“Voor oudere ambtenaren is formeel alles goed geregeld in Nederland. Maar hoe uitgebreider de regelingen worden, met mogelijkheden voor korter werken en eerder uitstromen, hoe minder aandacht er lijkt te zijn voor een gezonde en gelukkige eindsprint van de medewerker”, zo signaleert Hans van Westen. Hij roept overheidswerkgevers op om meer werk te maken van de laatste tien tot vijftien jaar van het dienstverband.
Bij Gradus begeleiden we mensen uit overheidsorganisaties bij loopbaantransities. En wat er ook is gebeurd, het lukt ons altijd om mensen weer op een goed loopbaanspoor te krijgen. Dat doen we graag en met verve. Toch bekruipt ons bij situaties van conflicten en ziekte soms het gevoel dat de ellende niet zo lang had hoeven duren als partijen eerder écht in gesprek waren gegaan.

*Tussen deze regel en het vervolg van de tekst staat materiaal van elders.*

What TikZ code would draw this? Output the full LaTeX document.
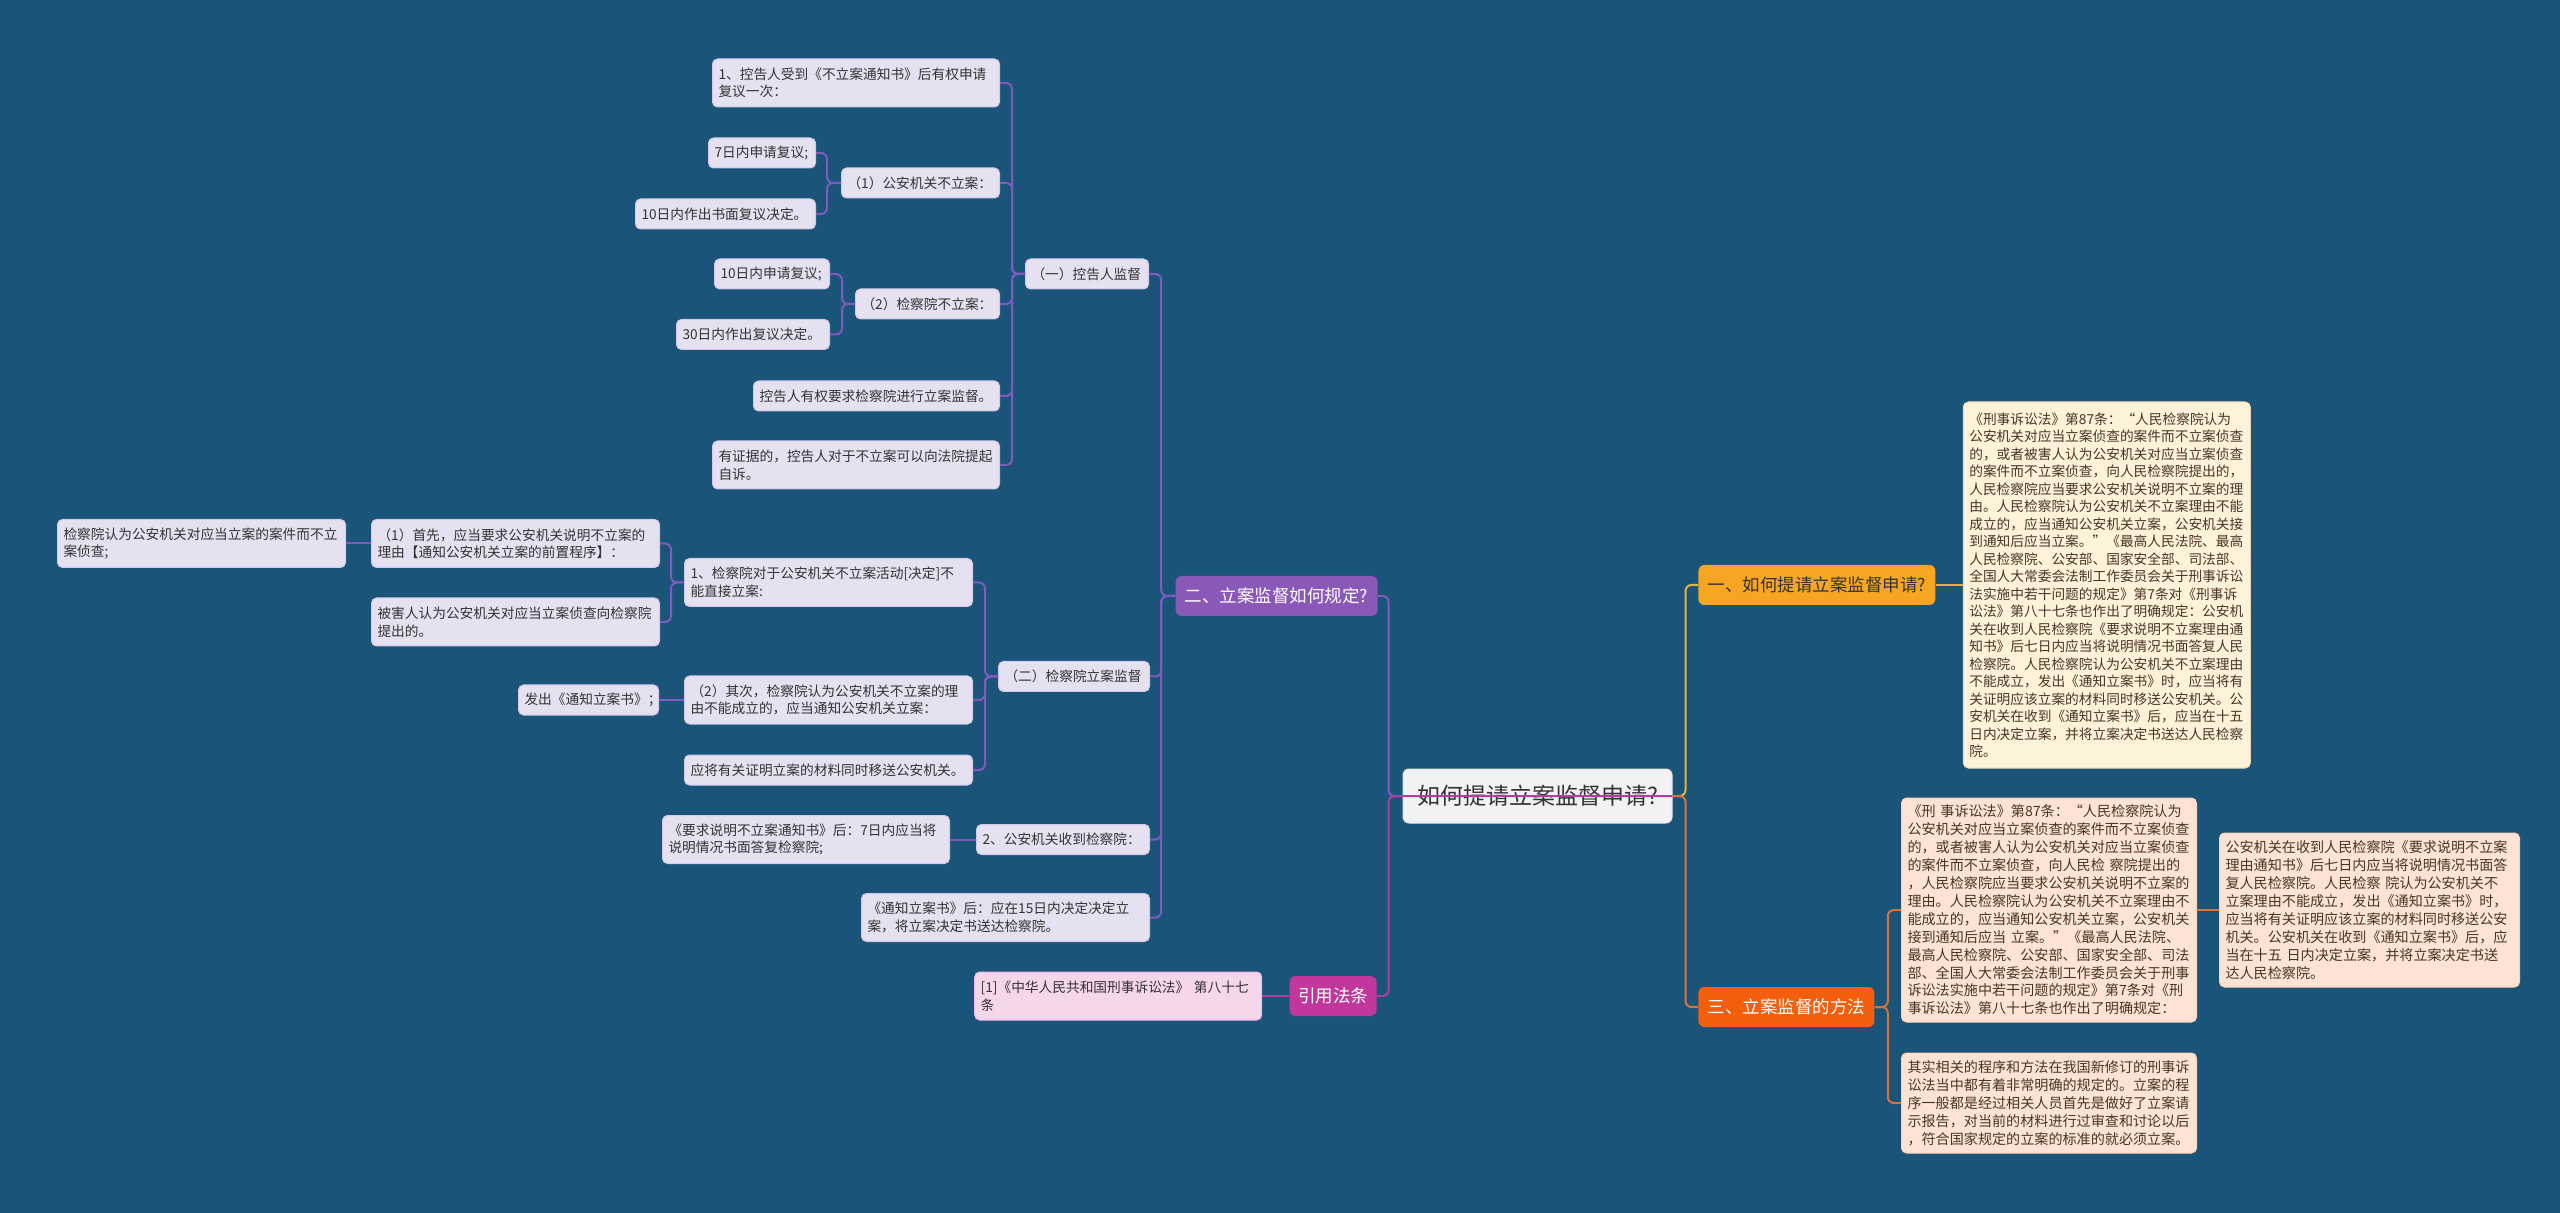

Mijn inschatting is dat er vooral bij oudere medewerkers veel winst te halen is met inzet op structurele scholing, taakaanpassing en inzet op kernkwaliteiten. In onze praktijk begint ‘ouder’ bij vijftig. En we zien hen regelmatig vastlopen of afhaken. Soms ligt dat bij henzelf en voelen ze al een poosje dat het niet meer klopt wat ze aan het doen zijn. Dan is een loopbaantransitie een prima aanpak. Maar er zit nog een andere kant aan: hoe gaat de werkgever om met deze ervaren ambtenaren?
Werkgeverschap draait te weinig om de taken en kwaliteiten van de ervaren medewerker
Mij valt op dat het werkgeverschap te weinig om de taken en kwaliteiten van de ervaren medewerker draait en te veel om de faciliteiten eromheen. De CAO is lekker dik, de regelingen voor oudere ambtenaren zijn weer uitgebreid, alles lijkt formeel goed geregeld. Toch weegt dat allemaal niet op tegen het belang van mensen om werk te doen dat ze leuk vinden. Oudere werknemers waarderen het vooral als een werkgever ze helpt om goed te blijven functioneren. Zowel taakinhoudelijk, qua capaciteiten als qua rol in het team en de organisatie. En veel werkgevers moeten daar echt mee aan de slag, want het ontbreken daarvan leidt tot schade en onnodige uitval. Blijf investeren in het werk van medewerkers, is dan ook mijn oproep. Ja, oudere werknemers leren op een iets andere manier, en soms denk je misschien: kan dat niet wat sneller? Maar zoals je investeert in het inwerken van nieuwe mensen, moet je dat ook doen als een mens verandert. Maak het bijvoorbeeld mogelijk om taken aan te passen. Investeer in opleiding, ook van basisvaardigheden en vernieuwde kennis. En ga het gesprek aan. Wat kan en wil iemand nog en waar zit diens grootste toegevoegde waarde? Spreek de medewerker erop aan en faciliteer waar nodig. Gebeurt dat niet, dan gaan mensen inderdaad denken: ‘ik hoef nog maar ’n paar jaar’. En dan doe je de medewerker en de organisatie tekort.
Kortom, het gaat om de kern van het werk en hoe je dat goed uitvoert met elkaar. Leg daar het accent op en niet op de regelingen eromheen. “Ik hou je goed en blijf een prestatie van je verlangen”; een werkgever die dat uitstraalt, vergroot de kans aanzienlijk dat oudere medewerkers gezond, gelukkig en met trots de eindstreep halen.’